Working for Working Adults
As an entrepreneur, John G. Sperling was a late bloomer. A PhD who had spent most of his career teaching at San Jose State University, he didn't launch Apollo Group Inc. -- parent of the University of Phoenix, the nation's largest private university -- until 1976, when he was 55. But what Sperling lacked in precociousness he more than made up for in ambition: His goal was nothing less than to turn conventional higher education on its head.
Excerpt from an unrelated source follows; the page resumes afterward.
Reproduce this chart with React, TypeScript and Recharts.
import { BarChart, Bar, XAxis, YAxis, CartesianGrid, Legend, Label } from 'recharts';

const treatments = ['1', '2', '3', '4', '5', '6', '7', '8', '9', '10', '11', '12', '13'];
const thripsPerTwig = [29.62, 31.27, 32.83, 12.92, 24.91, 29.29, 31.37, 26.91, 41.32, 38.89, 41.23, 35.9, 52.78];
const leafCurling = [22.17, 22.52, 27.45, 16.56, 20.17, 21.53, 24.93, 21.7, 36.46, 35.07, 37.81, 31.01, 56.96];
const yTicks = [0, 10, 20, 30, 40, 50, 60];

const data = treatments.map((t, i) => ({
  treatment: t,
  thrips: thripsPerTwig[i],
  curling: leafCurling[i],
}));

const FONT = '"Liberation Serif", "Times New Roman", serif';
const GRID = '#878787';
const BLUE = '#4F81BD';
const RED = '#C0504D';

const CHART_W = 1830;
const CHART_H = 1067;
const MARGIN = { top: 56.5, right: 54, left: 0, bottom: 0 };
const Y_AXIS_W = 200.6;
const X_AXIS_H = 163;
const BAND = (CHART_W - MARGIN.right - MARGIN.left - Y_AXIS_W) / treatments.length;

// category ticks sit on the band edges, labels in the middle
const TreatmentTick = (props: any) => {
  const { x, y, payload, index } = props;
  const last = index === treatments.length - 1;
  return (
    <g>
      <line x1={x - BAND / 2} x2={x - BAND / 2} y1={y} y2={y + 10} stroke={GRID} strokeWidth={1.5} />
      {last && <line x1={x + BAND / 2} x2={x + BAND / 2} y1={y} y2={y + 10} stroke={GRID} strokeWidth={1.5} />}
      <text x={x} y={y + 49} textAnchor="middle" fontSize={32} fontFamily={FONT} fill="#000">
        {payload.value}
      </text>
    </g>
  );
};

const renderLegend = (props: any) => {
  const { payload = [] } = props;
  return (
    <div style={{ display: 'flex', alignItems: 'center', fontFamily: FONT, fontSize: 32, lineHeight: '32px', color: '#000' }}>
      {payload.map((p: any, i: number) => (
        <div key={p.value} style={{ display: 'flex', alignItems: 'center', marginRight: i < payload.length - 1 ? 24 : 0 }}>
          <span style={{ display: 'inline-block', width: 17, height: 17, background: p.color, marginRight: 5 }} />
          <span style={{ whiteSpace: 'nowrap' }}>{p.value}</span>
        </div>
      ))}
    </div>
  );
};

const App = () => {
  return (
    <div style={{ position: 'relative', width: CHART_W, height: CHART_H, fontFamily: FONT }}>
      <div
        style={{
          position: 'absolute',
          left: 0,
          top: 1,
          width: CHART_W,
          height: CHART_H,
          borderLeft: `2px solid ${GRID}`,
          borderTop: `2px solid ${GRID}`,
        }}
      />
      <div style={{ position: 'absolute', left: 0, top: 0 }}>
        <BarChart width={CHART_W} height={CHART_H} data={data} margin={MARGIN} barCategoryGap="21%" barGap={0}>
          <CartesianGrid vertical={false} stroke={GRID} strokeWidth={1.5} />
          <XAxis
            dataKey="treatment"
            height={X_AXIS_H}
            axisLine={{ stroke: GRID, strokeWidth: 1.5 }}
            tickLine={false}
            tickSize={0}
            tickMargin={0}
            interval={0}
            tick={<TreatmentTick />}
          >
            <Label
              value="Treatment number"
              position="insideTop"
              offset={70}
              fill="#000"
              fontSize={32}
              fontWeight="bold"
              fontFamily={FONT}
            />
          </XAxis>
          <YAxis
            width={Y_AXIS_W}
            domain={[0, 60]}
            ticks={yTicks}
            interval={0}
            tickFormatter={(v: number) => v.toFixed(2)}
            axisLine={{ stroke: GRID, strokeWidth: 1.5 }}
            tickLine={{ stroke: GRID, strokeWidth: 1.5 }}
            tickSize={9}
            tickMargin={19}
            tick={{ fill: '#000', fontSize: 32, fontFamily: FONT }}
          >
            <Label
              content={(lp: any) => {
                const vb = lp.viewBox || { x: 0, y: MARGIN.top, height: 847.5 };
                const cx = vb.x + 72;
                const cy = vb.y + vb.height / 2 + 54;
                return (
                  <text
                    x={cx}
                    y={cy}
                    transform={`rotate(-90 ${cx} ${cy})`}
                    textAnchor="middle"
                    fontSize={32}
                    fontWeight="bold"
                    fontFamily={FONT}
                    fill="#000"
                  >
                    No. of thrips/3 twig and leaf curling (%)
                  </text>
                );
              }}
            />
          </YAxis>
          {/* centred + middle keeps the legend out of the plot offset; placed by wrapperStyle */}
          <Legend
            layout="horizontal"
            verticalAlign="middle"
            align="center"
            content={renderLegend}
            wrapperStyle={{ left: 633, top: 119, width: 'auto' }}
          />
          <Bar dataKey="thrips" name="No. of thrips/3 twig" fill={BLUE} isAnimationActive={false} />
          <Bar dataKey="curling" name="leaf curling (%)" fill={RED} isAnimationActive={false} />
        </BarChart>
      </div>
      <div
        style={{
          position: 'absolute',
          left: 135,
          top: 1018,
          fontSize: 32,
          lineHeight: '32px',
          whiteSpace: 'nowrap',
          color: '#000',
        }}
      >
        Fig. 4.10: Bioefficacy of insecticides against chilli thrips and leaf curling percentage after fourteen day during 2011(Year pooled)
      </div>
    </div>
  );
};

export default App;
Rather than catering to 18- to 22-year-olds looking to find themselves, Sperling focused on the then-neglected market of working adults. And he recruited working professionals as teachers, rather than tenured professors. Although UOP and its online campus, University of Phoenix Online, have more than 9,000 faculty, only about 250 are full-time. Most radical of all, while nearly all other universities are nonprofits, Sperling ran his university to make money. Those ideas sparked overwhelming resistance from the education establishment, which branded UOP a "diploma mill." The result? "We faced failure every day for the first 10 years," says Chairman Sperling, now 82.
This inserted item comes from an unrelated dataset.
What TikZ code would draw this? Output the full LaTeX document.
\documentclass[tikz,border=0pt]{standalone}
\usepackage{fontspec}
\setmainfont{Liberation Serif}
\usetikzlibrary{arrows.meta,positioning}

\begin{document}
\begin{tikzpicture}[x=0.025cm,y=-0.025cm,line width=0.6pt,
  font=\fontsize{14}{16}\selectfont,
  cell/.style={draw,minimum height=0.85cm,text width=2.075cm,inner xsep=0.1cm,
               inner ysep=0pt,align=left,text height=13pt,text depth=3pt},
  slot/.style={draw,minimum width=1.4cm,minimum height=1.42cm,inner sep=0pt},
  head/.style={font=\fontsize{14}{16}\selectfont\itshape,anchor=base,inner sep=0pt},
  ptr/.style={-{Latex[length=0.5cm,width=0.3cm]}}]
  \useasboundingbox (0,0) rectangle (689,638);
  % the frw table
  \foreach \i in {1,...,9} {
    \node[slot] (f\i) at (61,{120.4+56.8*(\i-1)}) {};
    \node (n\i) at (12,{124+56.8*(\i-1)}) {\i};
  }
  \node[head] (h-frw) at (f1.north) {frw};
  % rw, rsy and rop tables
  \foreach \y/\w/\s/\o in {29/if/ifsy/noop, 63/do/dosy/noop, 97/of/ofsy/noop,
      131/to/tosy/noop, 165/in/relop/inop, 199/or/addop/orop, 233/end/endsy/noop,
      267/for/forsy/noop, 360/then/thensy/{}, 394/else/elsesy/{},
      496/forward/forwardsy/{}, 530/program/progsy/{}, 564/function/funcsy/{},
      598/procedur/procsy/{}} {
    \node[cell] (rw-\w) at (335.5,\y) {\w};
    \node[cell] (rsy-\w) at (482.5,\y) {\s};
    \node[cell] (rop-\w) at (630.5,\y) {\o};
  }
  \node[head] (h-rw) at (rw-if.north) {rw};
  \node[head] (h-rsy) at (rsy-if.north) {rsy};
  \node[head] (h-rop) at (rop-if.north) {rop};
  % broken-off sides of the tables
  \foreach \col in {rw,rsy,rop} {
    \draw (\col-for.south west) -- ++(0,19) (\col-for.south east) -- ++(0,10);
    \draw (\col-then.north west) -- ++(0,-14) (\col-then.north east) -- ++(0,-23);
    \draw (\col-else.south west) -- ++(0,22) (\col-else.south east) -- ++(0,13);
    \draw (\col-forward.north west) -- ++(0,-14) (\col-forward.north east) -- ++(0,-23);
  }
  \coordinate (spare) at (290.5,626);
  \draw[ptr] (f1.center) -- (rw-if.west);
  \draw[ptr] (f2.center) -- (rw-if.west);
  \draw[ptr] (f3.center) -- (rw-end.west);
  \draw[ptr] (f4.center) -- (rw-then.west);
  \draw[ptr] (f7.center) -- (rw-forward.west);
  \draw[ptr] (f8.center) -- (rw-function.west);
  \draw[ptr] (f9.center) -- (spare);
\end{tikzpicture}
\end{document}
But these days Apollo has been soaring, all the way to the No. 7 spot on Hot Growth. The Phoenix-based company, whose day-to-day operations are run by CEO Todd S. Nelson, 44, generated average annual revenue growth of 27% over the past three years, to $1.2 billion. Profits rose 41% per year, to $202.5 million. And with a price-earnings ratio of 56, Apollo has one of the richest multiples on our list.
Tuition at Apollo averages only $10,000 a year, 55% of what a typical private college charges. A key factor, says Sperling, is that universities for the young require student unions, sports teams, student societies, and so on. The average age of a UOP student is 35, so UOP doesn't have those expenses. It also saves by holding classes in leased office spaces around the country. And 50,000 of its 157,800 students study at University of Phoenix Online.
Sperling is still agitating against the establishment. His latest target: textbooks. "Our goal is to move all of our texts and materials into electronic format," he says. Some 30,000 Apollo students use digital materials. By next March it should be everyone. Who says old professors can't teach new tricks?